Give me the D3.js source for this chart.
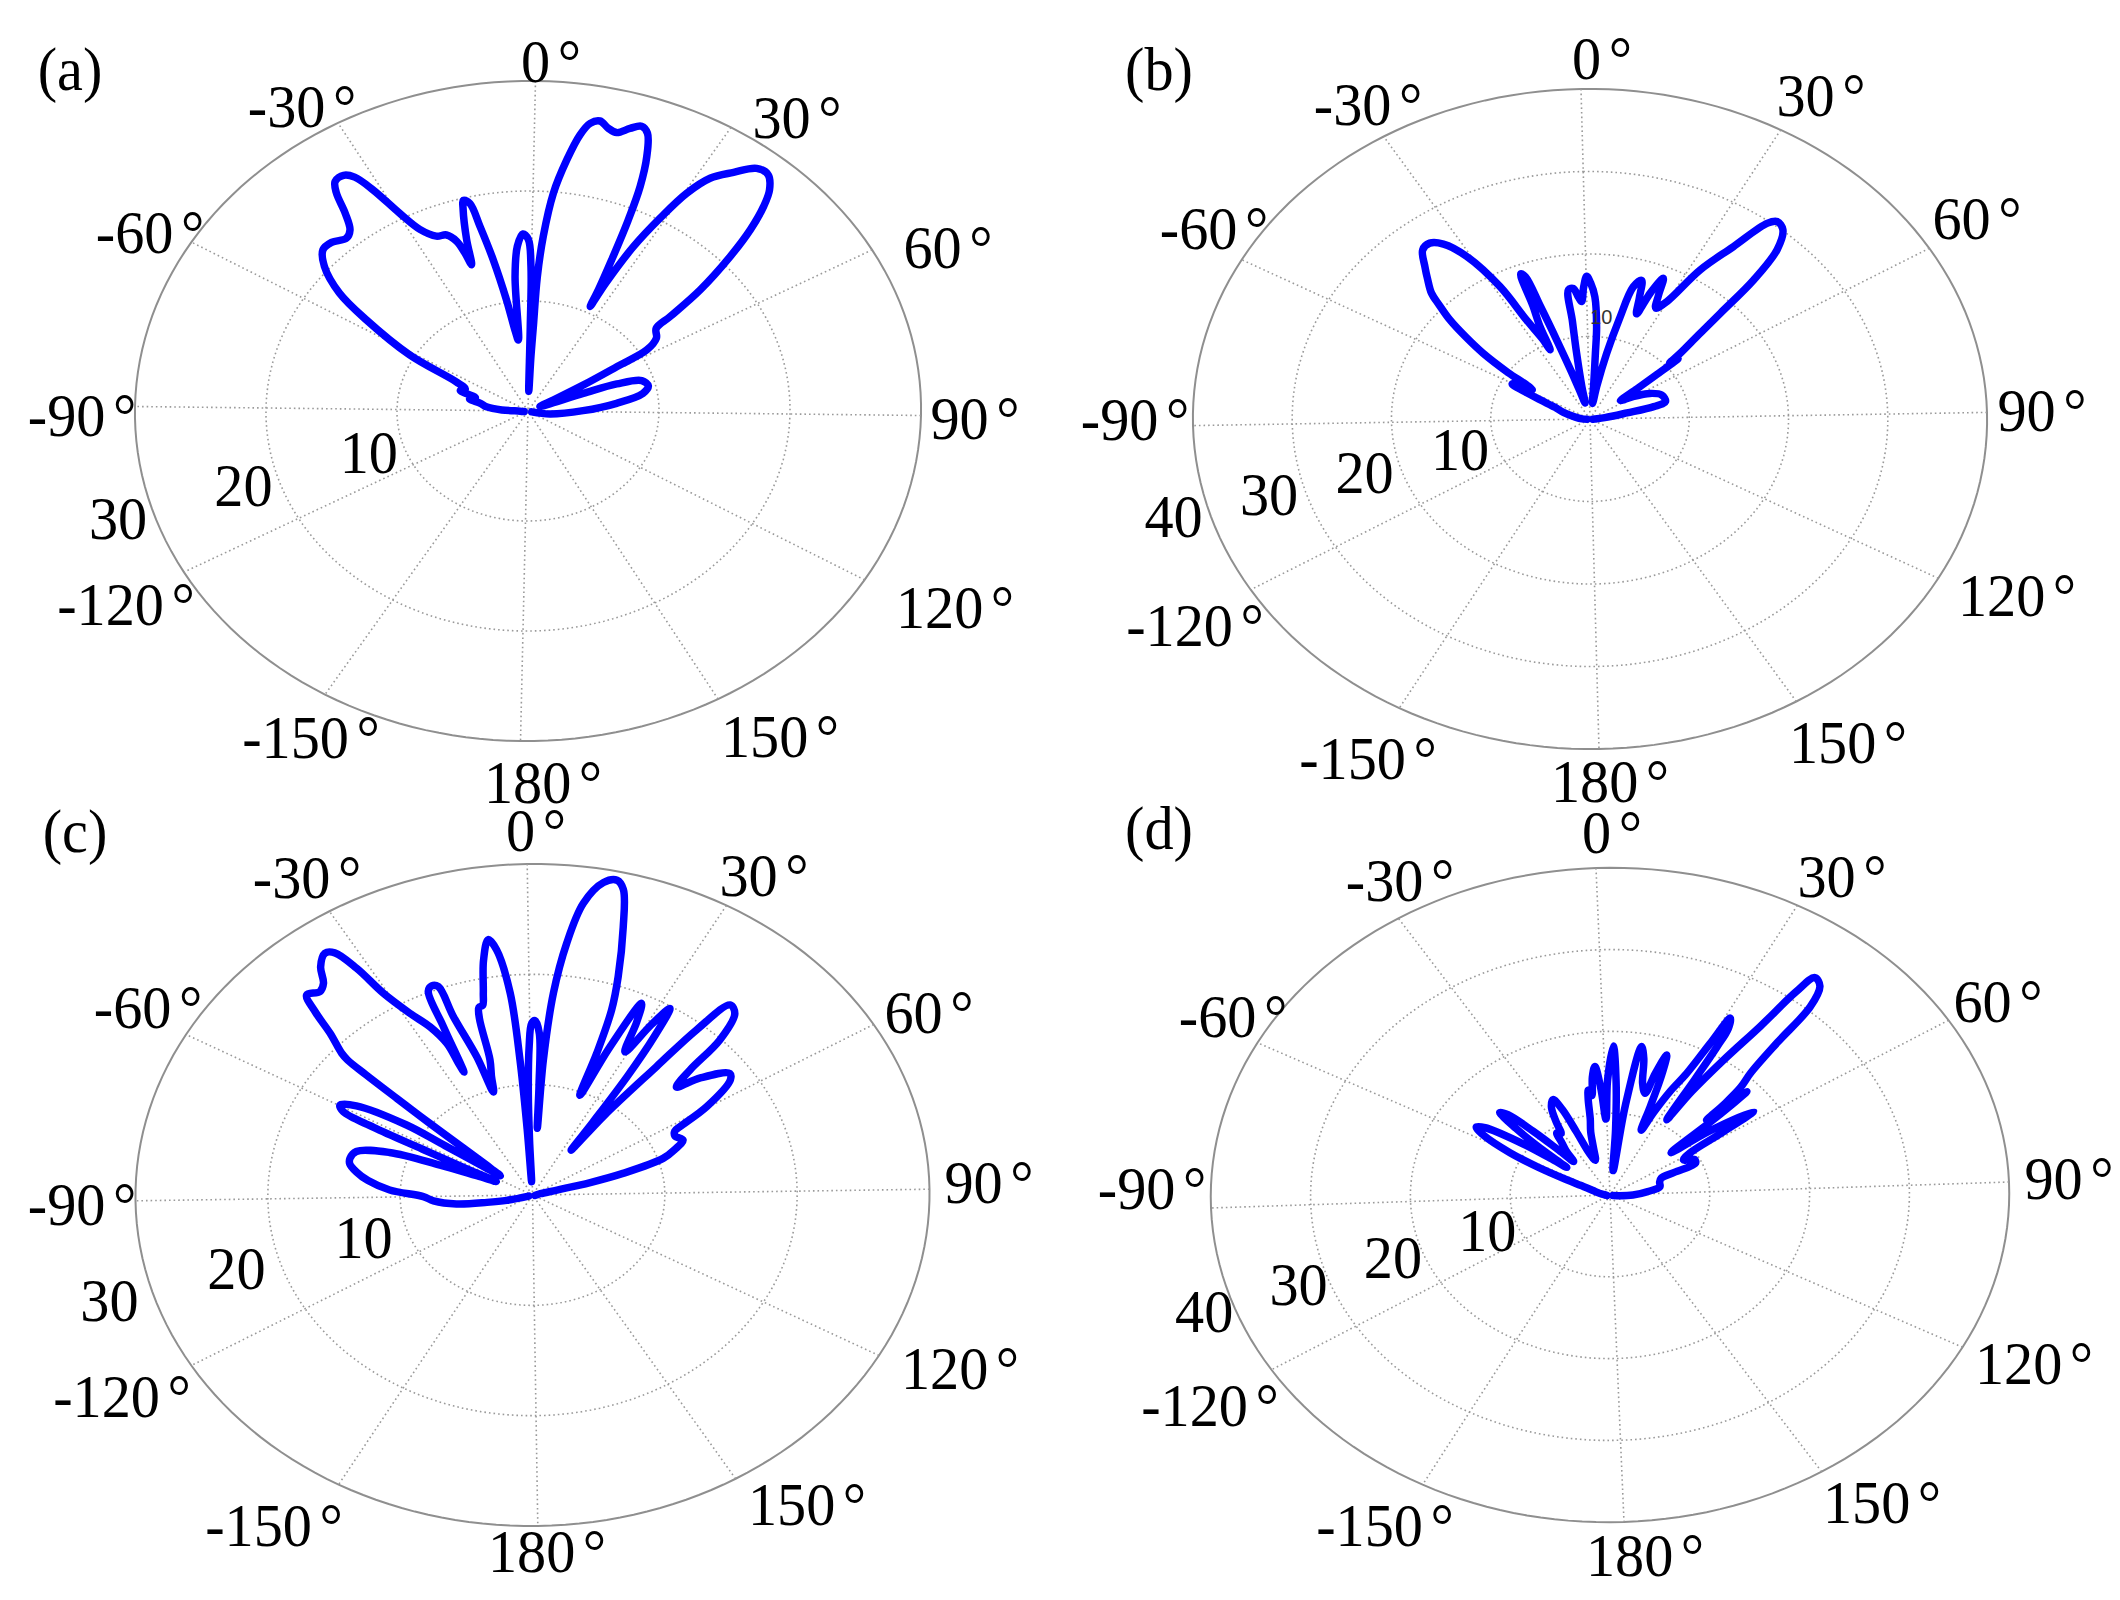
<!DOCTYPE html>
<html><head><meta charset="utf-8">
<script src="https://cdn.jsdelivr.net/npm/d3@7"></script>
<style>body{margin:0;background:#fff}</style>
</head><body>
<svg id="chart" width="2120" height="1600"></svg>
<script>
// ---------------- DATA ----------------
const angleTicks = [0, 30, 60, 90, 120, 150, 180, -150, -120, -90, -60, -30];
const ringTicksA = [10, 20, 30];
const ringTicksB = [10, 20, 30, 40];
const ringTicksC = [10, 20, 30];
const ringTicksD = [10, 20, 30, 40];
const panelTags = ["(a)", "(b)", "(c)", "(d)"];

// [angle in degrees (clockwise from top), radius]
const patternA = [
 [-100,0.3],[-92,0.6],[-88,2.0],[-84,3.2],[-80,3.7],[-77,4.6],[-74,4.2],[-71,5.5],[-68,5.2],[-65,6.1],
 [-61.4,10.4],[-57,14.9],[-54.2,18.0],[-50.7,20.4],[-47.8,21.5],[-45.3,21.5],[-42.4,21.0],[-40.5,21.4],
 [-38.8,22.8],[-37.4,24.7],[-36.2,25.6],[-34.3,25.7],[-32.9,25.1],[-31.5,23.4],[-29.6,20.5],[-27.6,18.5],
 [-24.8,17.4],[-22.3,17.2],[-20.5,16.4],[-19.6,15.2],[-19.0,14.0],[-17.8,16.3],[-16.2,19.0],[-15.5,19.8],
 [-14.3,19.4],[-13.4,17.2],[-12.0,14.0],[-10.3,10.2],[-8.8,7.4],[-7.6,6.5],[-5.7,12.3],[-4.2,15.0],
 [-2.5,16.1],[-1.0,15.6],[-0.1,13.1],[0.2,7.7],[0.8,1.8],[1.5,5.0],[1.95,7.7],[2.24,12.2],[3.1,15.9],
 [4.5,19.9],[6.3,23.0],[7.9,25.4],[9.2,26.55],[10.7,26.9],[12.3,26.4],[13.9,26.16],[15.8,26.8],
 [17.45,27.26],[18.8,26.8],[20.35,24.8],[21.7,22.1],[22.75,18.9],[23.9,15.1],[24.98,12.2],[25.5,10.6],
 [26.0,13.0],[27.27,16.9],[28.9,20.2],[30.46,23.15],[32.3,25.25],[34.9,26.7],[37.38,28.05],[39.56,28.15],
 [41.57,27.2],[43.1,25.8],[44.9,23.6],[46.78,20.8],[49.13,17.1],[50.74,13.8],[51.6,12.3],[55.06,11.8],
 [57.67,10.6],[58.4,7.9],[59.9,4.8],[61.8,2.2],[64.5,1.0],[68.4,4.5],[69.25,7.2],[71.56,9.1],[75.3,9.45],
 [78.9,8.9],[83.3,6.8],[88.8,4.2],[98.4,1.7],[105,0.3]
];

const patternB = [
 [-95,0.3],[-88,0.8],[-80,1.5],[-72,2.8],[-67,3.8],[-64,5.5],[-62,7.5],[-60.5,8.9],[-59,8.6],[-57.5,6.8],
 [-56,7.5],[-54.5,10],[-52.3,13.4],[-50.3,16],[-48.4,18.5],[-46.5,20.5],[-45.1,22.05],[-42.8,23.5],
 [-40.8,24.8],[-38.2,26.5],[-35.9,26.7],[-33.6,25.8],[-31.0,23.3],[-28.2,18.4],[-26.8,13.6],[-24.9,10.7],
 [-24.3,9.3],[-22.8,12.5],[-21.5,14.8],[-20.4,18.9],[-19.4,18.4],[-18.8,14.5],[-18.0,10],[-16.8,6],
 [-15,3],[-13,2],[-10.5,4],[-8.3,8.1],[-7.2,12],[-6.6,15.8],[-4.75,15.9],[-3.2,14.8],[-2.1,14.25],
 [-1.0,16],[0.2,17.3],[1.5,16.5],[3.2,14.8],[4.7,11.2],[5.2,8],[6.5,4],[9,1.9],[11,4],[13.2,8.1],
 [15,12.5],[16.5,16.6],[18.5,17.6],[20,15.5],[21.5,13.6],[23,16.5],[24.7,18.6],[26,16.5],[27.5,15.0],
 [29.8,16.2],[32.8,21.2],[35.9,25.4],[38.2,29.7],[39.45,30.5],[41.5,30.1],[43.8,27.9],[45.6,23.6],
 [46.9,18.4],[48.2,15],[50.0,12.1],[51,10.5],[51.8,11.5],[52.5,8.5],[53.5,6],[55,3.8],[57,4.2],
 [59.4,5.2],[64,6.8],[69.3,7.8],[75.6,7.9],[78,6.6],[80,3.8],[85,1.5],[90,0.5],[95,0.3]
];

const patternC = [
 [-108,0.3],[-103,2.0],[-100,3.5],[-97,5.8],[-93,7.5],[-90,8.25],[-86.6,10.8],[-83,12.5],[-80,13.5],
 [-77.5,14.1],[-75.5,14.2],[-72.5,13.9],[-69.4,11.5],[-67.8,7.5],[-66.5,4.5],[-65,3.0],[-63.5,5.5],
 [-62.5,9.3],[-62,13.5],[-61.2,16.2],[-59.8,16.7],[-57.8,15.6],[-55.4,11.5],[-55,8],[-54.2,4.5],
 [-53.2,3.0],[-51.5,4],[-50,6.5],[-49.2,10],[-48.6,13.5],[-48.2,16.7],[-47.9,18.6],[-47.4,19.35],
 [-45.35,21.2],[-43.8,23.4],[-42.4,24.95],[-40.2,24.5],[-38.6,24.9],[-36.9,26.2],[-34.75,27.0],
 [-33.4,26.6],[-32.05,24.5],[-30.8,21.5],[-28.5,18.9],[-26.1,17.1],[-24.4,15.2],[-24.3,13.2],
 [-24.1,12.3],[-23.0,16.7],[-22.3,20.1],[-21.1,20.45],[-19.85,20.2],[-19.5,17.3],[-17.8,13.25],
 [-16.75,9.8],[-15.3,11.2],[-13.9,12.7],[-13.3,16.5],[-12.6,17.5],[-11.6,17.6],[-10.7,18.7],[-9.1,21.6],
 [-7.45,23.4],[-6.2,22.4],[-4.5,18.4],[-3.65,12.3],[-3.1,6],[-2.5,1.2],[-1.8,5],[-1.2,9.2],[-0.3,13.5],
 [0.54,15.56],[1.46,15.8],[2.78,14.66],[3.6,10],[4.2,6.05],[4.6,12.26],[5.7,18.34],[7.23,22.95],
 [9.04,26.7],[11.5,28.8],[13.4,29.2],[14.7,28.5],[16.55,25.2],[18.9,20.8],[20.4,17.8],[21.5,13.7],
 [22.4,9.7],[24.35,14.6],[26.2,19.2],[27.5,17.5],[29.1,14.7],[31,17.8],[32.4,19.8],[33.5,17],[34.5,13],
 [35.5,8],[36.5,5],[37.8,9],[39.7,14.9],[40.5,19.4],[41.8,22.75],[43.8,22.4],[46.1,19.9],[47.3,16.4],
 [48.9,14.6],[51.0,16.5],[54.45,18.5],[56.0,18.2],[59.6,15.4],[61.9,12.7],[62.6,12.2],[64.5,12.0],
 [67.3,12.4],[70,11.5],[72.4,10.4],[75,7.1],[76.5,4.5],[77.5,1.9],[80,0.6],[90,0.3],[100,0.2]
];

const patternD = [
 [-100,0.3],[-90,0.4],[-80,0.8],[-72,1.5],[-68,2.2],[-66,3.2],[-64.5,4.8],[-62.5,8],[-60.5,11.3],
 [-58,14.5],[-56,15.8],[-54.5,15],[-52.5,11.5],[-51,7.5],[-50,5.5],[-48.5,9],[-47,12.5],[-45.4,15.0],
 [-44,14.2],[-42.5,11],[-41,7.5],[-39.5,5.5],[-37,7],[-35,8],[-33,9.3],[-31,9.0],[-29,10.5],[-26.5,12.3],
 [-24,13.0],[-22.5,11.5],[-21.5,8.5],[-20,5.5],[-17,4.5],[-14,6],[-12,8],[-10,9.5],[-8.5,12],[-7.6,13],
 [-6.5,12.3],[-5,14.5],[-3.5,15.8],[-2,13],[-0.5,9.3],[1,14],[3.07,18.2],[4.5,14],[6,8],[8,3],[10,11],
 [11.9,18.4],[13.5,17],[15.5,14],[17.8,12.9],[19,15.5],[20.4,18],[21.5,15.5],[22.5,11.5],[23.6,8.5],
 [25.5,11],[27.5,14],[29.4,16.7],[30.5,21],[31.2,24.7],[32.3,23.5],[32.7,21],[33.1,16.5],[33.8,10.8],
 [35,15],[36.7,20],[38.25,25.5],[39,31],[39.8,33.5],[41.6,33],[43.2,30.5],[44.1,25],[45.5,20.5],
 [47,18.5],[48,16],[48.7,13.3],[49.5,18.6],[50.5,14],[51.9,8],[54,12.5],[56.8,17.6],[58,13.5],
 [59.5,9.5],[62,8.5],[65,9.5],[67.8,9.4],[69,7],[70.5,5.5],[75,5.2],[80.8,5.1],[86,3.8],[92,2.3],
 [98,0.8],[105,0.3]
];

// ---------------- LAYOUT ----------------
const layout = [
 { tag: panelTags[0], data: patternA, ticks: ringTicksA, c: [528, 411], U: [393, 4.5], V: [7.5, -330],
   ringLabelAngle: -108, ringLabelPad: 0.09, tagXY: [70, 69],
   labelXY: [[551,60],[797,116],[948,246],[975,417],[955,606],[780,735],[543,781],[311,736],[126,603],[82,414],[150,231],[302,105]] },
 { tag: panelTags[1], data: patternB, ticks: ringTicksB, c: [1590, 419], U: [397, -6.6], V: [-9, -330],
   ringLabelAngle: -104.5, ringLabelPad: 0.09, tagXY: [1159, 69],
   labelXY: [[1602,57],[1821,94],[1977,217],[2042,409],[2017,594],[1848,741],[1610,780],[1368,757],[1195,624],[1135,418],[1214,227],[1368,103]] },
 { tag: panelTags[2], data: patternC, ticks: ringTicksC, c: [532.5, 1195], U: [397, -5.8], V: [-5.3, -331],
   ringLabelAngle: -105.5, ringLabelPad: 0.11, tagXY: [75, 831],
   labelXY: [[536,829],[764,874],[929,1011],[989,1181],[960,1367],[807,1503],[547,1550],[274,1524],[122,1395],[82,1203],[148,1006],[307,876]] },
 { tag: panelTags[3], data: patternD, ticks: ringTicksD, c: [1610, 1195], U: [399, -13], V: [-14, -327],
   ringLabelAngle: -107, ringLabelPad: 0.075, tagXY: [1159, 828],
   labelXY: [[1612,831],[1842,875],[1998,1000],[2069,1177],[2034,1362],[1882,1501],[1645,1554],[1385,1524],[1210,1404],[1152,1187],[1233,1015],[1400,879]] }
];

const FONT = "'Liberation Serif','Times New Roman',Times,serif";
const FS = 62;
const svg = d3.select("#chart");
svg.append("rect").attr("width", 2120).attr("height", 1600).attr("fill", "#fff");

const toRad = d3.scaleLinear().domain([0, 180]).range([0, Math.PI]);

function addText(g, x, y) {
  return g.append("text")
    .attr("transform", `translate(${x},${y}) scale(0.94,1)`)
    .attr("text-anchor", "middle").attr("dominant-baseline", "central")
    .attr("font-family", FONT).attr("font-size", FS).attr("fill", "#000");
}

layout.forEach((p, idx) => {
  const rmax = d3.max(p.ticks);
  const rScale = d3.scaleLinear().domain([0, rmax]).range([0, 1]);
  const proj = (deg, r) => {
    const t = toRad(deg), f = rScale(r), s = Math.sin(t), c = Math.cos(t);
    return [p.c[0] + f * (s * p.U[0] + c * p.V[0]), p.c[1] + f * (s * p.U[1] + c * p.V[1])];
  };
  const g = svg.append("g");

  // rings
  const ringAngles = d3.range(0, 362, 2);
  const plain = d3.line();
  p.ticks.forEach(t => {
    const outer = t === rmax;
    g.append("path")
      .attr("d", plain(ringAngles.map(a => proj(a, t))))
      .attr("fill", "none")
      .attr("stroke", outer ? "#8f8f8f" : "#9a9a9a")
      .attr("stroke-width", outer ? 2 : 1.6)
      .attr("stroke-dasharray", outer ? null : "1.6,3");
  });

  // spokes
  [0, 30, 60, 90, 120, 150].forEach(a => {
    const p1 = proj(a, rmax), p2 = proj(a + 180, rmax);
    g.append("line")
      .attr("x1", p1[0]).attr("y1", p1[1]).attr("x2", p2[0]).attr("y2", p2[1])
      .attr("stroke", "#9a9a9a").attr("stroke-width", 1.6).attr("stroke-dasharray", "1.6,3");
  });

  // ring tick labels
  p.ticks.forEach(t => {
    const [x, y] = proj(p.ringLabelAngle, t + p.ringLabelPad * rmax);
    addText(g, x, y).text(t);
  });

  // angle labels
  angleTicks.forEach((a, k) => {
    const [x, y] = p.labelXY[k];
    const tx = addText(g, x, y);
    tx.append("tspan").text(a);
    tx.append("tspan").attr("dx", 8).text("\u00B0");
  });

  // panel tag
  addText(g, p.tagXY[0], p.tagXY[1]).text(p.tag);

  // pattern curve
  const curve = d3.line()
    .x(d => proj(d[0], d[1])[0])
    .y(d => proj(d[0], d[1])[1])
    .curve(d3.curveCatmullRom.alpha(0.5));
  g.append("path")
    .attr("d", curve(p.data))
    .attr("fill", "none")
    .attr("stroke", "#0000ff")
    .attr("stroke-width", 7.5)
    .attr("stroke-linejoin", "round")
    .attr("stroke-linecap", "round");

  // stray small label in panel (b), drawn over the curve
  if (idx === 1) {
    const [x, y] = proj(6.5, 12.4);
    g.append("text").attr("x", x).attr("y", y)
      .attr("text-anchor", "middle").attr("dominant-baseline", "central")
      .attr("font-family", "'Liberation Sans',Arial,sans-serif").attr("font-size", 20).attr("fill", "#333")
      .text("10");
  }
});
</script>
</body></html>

========

> [EXERCISE DESCRIPTION]
Track down the lines that include the word "chart" and copy them.

> [OUTPUT FOR THIS EXERCISE]
Give me the D3.js source for this chart.
<svg id="chart" width="2120" height="1600"></svg>
const svg = d3.select("#chart");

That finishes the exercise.